*MATERIAL FOR THE TASK*:

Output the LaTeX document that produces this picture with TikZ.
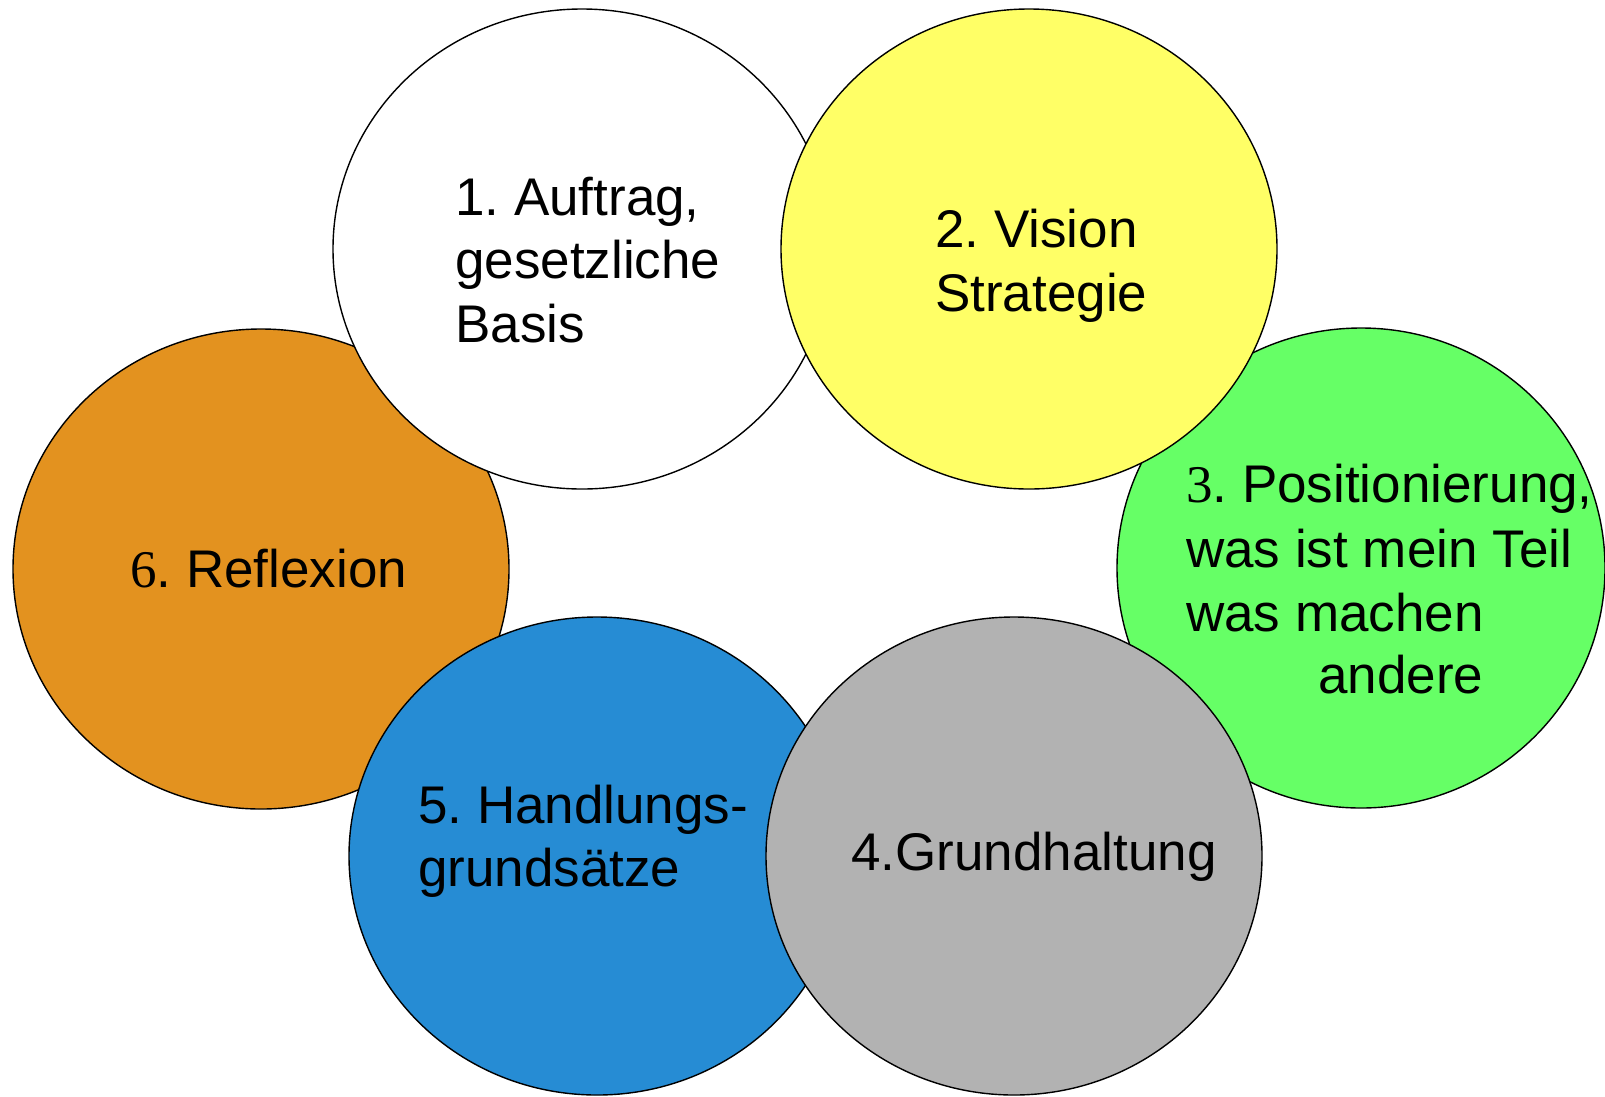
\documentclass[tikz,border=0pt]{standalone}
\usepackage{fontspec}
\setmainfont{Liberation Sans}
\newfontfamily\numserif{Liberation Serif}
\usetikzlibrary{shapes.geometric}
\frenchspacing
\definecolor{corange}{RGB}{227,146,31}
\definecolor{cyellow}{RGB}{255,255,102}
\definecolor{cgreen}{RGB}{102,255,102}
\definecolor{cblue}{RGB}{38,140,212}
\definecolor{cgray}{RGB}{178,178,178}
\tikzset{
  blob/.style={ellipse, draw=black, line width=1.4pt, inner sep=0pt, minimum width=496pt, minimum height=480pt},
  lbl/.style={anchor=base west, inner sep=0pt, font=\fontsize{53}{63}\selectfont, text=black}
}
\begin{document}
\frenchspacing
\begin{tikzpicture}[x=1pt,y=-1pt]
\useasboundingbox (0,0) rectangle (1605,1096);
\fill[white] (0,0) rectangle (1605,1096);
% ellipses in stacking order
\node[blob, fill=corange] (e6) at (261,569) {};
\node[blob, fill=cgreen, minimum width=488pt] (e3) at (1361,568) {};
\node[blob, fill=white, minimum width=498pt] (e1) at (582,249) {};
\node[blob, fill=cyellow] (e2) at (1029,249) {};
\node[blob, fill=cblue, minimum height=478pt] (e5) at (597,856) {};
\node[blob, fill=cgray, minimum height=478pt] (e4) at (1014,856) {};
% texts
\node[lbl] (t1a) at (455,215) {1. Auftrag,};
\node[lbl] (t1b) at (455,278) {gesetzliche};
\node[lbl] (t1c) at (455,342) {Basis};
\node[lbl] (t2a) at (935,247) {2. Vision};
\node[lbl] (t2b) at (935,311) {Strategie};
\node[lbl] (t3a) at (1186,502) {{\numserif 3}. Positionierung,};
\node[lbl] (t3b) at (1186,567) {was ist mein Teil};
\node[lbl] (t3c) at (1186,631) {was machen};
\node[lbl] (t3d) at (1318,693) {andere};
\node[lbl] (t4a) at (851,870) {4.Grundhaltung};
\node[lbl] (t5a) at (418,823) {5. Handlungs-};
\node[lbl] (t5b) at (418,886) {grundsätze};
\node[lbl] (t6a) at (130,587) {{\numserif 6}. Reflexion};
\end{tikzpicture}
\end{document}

---

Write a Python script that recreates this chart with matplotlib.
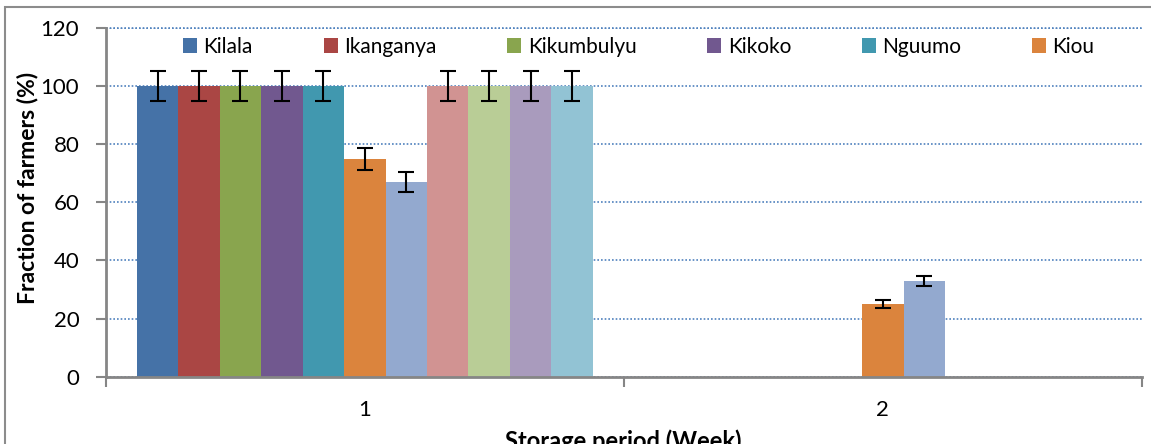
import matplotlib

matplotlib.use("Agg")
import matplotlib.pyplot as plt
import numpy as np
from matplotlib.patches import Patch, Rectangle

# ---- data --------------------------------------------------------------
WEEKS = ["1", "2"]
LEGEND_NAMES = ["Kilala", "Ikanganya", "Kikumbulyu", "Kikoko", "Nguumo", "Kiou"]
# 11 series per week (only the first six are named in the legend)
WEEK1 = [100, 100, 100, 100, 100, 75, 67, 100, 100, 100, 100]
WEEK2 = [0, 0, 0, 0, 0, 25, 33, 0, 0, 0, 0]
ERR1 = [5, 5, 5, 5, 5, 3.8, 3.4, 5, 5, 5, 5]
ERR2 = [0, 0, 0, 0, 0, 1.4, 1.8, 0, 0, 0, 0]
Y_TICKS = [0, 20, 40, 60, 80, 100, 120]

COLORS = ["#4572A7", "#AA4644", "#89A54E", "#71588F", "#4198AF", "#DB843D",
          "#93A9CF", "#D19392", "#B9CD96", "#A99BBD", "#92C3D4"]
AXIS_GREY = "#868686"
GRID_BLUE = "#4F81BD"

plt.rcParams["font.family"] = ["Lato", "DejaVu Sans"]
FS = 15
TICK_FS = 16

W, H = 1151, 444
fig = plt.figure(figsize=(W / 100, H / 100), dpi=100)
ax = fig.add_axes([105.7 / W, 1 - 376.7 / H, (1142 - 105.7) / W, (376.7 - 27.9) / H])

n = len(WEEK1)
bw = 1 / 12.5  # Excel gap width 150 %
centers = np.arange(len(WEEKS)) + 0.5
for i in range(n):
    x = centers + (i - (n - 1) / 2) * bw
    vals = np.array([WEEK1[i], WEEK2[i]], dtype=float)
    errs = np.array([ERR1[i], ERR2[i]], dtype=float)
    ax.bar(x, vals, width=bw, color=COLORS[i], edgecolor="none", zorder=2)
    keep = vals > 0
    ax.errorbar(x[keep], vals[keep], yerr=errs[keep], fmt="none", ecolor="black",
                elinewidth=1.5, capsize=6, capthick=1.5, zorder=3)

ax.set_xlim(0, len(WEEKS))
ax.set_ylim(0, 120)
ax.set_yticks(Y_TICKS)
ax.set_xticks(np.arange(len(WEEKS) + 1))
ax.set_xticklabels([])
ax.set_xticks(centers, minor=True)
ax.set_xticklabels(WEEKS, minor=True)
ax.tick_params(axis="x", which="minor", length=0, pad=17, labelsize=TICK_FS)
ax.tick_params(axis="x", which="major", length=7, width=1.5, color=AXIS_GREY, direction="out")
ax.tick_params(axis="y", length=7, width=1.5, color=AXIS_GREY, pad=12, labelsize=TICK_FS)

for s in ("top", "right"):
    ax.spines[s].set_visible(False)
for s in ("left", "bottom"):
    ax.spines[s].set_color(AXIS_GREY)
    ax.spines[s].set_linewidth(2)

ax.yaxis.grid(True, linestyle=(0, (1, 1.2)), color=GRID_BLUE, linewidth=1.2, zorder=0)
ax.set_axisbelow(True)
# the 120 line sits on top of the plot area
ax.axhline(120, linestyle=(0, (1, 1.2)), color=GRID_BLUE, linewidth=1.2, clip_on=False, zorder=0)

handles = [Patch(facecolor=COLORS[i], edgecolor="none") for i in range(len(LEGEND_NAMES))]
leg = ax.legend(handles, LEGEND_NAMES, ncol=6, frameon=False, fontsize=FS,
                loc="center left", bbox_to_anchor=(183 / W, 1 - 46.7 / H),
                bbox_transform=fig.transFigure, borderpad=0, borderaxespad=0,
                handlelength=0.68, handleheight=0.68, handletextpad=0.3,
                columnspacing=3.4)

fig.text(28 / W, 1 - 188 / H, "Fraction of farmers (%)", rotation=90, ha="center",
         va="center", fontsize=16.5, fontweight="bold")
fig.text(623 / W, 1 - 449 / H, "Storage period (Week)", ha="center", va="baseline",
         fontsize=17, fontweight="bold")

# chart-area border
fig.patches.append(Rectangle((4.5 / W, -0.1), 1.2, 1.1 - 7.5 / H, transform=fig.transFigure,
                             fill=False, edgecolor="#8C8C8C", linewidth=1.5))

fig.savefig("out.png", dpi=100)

*AIM*: Nothing but the lines from the one containing "Write a Python" through the one containing "elinewidth=1.5, capsize=6, capthick=1.5, zorder=3)" should appear in your copy, exactly as written and without pictures.

*RESULT OF THIS EXERCISE*:
Write a Python script that recreates this chart with matplotlib.
import matplotlib

matplotlib.use("Agg")
import matplotlib.pyplot as plt
import numpy as np
from matplotlib.patches import Patch, Rectangle

# ---- data --------------------------------------------------------------
WEEKS = ["1", "2"]
LEGEND_NAMES = ["Kilala", "Ikanganya", "Kikumbulyu", "Kikoko", "Nguumo", "Kiou"]
# 11 series per week (only the first six are named in the legend)
WEEK1 = [100, 100, 100, 100, 100, 75, 67, 100, 100, 100, 100]
WEEK2 = [0, 0, 0, 0, 0, 25, 33, 0, 0, 0, 0]
ERR1 = [5, 5, 5, 5, 5, 3.8, 3.4, 5, 5, 5, 5]
ERR2 = [0, 0, 0, 0, 0, 1.4, 1.8, 0, 0, 0, 0]
Y_TICKS = [0, 20, 40, 60, 80, 100, 120]

COLORS = ["#4572A7", "#AA4644", "#89A54E", "#71588F", "#4198AF", "#DB843D",
          "#93A9CF", "#D19392", "#B9CD96", "#A99BBD", "#92C3D4"]
AXIS_GREY = "#868686"
GRID_BLUE = "#4F81BD"

plt.rcParams["font.family"] = ["Lato", "DejaVu Sans"]
FS = 15
TICK_FS = 16

W, H = 1151, 444
fig = plt.figure(figsize=(W / 100, H / 100), dpi=100)
ax = fig.add_axes([105.7 / W, 1 - 376.7 / H, (1142 - 105.7) / W, (376.7 - 27.9) / H])

n = len(WEEK1)
bw = 1 / 12.5  # Excel gap width 150 %
centers = np.arange(len(WEEKS)) + 0.5
for i in range(n):
    x = centers + (i - (n - 1) / 2) * bw
    vals = np.array([WEEK1[i], WEEK2[i]], dtype=float)
    errs = np.array([ERR1[i], ERR2[i]], dtype=float)
    ax.bar(x, vals, width=bw, color=COLORS[i], edgecolor="none", zorder=2)
    keep = vals > 0
    ax.errorbar(x[keep], vals[keep], yerr=errs[keep], fmt="none", ecolor="black",
                elinewidth=1.5, capsize=6, capthick=1.5, zorder=3)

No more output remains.